At first glance the results for the year appear to be positive in so much as comparison to the previous year is positive, i.e. profit is slightly up and net assets have increased. Having said this, there are some aspects of the Financial Statement that require warrant further explanation and are important for the Association to understand when considering financial decisions in the next financial year.  The following points are relevant:

•    The total value of grants is distorted in relation to the financial year because it includes $6000 plus from an Olympic Solidarity grant that is an ad hoc. Payment and be cause $14,700 of the total relates to SPARC funding that effectively represents two years base funding
•    When considering expenses, the single biggest item is costs associated with International Tournaments. Clearly the level of expenditure in this area significantly exceeds income gathered to offset costs.  The main impact that here led to this situation relates to timing of payments. By way of explanation:

o    Costs associated with reimbursement of expenses related to 2004 World Youth Championships were incurred in the 2005 financial year while revenue was received in the 2004 financial year
o    Costs related to the Commonwealth Youth Championships were incurred in the 2005 financial year while recoveries will be included in the 2006 financial year. Specifically, an amount of approximately $10,000 is included under sundry creditors because costs associated with accommodation for the competition were paid by CPAFC on behalf of FeNZ and are therefore recorded as an expense.  Income related to recovery will be recorded in the 2006  financial year
o    Direct costs to FeNZ, i.e. not recoverable from participants in relation to the Commonwealth Youth Championships were in the order of $6,000
o    Management costs related to the 2005 Australian Under 20 Championships were a direct cost to FeNZ with no recovery from athletes
o    The above noted points were the key issues that created the differential between income relating to International tournaments and related expenses

•    The true costs of running the Association are not reflected in these accounts. As is traditionally the case, individuals involved in administration of the. Association’s affairs absorb significant expenses personally in the course of their duties. We should not expect to sustain such an approach as we move to operating on a more professional basis
•    With Commonwealth Youth and Senior Championships falling in the same year we are likely to incur higher levels of direct costs associated with National teams than would otherwise be the case. Unless we are able to generate additional revenue to account for these costs we will either have to divert spending from other anticipated programmes e.g. coach development, or use capital.  The former in particular should not be considered.

Broader Constitutional Matters

The mandate for the four Regional bodies to operate comes from the FeNZ constitution.
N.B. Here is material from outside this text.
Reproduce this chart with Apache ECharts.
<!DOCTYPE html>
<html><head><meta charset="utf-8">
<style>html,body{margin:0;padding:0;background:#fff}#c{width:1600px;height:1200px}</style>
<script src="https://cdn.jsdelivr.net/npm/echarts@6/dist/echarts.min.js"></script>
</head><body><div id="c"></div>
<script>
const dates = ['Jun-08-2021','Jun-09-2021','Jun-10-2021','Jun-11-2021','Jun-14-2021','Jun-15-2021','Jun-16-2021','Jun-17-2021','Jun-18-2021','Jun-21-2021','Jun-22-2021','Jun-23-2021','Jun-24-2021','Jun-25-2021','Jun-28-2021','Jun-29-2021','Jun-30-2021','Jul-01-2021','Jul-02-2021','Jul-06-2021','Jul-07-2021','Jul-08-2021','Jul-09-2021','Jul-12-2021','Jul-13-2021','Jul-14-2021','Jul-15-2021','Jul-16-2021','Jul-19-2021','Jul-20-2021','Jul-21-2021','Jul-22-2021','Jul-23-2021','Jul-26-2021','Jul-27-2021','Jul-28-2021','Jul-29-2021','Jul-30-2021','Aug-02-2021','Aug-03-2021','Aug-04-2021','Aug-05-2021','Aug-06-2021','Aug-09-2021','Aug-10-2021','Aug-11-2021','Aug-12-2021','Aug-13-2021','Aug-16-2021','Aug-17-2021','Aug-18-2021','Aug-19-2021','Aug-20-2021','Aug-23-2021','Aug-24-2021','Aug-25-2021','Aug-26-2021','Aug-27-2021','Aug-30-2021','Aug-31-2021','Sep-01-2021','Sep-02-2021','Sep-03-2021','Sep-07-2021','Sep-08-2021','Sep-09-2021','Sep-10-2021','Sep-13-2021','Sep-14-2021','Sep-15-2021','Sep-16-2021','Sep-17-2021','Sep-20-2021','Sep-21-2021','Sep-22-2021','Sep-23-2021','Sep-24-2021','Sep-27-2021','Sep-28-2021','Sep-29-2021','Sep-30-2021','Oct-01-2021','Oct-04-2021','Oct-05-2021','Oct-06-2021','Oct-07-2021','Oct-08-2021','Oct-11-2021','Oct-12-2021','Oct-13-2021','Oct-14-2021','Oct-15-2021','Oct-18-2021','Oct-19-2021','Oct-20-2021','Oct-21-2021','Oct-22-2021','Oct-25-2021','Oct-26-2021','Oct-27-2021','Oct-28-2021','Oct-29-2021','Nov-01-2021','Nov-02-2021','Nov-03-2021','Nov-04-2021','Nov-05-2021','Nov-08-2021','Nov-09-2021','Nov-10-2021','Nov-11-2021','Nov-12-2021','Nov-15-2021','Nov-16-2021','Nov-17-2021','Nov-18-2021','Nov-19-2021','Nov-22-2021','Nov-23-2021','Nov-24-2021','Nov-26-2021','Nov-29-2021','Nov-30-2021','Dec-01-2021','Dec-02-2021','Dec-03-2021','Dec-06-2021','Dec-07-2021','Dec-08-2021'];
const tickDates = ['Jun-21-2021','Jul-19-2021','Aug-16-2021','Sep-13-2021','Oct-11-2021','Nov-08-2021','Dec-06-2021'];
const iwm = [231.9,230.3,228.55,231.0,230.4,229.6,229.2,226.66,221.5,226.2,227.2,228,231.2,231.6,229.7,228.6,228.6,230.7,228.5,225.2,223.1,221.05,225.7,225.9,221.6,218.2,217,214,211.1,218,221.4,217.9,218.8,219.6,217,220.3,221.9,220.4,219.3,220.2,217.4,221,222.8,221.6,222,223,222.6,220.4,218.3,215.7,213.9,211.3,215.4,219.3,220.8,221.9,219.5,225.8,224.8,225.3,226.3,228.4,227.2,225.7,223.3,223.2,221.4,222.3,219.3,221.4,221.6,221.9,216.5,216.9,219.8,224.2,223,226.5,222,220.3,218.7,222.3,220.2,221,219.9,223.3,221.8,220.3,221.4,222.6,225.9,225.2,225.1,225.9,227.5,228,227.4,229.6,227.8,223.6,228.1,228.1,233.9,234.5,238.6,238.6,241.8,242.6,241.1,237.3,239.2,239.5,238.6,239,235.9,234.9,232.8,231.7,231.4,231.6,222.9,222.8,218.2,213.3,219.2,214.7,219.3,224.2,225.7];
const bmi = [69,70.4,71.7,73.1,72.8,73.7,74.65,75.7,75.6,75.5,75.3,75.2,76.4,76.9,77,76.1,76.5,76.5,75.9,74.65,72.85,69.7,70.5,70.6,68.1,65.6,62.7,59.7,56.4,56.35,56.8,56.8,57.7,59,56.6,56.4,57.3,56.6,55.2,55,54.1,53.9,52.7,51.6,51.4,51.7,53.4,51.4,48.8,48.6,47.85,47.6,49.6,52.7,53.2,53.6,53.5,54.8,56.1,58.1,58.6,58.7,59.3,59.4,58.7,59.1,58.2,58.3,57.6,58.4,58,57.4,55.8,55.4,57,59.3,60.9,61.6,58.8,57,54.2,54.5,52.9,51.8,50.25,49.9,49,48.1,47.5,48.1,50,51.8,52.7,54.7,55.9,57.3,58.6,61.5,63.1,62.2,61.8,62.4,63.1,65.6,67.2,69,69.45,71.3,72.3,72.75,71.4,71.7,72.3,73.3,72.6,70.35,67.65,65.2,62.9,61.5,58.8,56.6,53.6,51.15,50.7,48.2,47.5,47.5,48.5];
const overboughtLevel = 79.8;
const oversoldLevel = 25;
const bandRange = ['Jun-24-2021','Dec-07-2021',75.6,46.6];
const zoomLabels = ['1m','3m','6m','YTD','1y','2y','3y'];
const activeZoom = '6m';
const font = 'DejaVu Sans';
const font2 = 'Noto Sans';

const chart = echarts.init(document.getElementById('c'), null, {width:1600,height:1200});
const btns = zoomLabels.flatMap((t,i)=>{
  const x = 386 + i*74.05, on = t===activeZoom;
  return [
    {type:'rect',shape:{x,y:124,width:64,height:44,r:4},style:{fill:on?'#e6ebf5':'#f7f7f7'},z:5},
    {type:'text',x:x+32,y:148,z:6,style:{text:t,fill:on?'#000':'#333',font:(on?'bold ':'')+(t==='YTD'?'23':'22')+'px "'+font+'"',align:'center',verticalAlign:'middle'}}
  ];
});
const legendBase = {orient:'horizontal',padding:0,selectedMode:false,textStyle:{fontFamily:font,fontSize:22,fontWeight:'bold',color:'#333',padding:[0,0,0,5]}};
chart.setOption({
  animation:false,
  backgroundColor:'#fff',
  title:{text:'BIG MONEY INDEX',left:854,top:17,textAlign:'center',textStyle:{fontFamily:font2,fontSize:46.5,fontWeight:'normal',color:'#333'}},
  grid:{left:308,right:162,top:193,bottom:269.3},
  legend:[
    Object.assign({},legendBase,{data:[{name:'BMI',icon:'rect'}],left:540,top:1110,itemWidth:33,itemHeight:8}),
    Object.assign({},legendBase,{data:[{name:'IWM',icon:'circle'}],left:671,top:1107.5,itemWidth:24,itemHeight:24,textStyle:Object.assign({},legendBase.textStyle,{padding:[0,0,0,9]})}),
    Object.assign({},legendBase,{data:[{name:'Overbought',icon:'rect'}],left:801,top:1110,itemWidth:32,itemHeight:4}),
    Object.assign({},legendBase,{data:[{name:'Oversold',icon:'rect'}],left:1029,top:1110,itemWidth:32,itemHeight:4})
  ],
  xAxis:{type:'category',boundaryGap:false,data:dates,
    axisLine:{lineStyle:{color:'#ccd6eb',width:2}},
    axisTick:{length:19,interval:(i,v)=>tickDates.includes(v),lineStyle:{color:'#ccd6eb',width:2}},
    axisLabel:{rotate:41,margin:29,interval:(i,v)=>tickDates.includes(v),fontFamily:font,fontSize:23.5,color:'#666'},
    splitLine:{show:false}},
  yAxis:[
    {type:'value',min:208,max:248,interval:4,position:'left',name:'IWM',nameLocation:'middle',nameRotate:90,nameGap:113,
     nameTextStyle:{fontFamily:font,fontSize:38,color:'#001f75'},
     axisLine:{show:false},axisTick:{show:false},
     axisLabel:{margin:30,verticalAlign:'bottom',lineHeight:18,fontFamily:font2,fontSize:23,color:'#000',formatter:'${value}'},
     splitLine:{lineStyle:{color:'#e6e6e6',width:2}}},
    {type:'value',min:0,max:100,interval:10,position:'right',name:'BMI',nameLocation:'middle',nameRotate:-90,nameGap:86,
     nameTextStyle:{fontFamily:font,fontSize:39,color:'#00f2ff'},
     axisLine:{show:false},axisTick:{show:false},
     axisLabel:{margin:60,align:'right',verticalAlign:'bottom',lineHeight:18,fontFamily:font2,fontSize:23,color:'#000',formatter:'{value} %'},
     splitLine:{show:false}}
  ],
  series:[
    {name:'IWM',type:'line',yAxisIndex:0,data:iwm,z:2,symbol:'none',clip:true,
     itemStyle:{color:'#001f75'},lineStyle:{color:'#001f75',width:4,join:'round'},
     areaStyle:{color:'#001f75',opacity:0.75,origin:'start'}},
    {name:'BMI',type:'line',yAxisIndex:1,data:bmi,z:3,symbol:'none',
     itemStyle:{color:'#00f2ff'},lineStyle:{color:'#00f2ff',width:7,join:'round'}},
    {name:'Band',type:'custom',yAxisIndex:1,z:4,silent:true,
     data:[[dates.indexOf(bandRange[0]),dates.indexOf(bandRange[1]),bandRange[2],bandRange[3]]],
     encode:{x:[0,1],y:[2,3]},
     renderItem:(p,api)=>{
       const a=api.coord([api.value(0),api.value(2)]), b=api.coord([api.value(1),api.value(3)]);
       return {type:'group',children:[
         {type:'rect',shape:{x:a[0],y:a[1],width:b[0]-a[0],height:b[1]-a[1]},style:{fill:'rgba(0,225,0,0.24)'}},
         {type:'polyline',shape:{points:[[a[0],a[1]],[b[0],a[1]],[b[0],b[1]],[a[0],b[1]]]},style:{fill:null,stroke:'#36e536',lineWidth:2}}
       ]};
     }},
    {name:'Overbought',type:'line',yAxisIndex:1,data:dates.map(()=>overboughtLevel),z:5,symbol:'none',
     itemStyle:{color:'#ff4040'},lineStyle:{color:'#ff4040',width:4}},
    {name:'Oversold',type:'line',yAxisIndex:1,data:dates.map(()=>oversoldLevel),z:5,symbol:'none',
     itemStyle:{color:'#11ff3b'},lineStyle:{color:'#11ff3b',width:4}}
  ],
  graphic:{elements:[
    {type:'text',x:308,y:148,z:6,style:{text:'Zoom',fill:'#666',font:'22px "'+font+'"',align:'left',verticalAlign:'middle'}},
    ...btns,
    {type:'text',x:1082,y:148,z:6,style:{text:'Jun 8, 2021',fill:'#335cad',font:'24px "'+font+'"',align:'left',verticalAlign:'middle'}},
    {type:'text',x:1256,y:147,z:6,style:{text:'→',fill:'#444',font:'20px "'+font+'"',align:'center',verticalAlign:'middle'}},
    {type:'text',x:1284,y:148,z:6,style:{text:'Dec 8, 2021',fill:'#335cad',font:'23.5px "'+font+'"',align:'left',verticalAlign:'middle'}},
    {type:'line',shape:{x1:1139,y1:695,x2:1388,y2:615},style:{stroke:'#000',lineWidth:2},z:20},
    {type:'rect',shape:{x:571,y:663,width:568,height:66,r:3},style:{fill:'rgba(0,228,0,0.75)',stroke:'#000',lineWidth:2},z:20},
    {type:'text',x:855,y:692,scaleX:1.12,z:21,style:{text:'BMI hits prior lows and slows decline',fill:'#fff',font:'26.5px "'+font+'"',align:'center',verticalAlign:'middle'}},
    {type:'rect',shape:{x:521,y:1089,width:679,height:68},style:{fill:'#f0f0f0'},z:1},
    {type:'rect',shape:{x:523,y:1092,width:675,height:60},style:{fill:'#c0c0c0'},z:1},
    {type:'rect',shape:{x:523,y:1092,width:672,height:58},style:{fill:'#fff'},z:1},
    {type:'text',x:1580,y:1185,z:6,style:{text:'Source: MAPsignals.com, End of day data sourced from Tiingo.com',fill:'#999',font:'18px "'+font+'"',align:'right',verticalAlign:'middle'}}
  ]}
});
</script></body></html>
That is to say, they are a part of the Association and, in theory at least, represent it in the Region. I do not intend to examine the degree to which Regions actually fulfill that function as opposed to representing the views of a Region. to FeNZ in this report, rather I simply wish to focus on matters financial.

If Regions are considered to be arms of the National Association, it would make sense for their financial transactions to be reported in the Association’s accounts, i.e. consolidated in much the same way as “divisions” of an organization normally would.  As things stand, the scope of financial reported in our accounts represents only a very small part of actual activities and therefore not a true picture of the Association, i.e. the Executive and Regional structures.

That this appears not to have been considered previously, and that not all Regions report on the same financial year basis, suggests that not only would such an approach be difficult, but also that historically Regions have seen themselves as bodies distinct from the National Association.  I suggest this reflects a lack of understanding of the Constitution and is an area requiring clarification.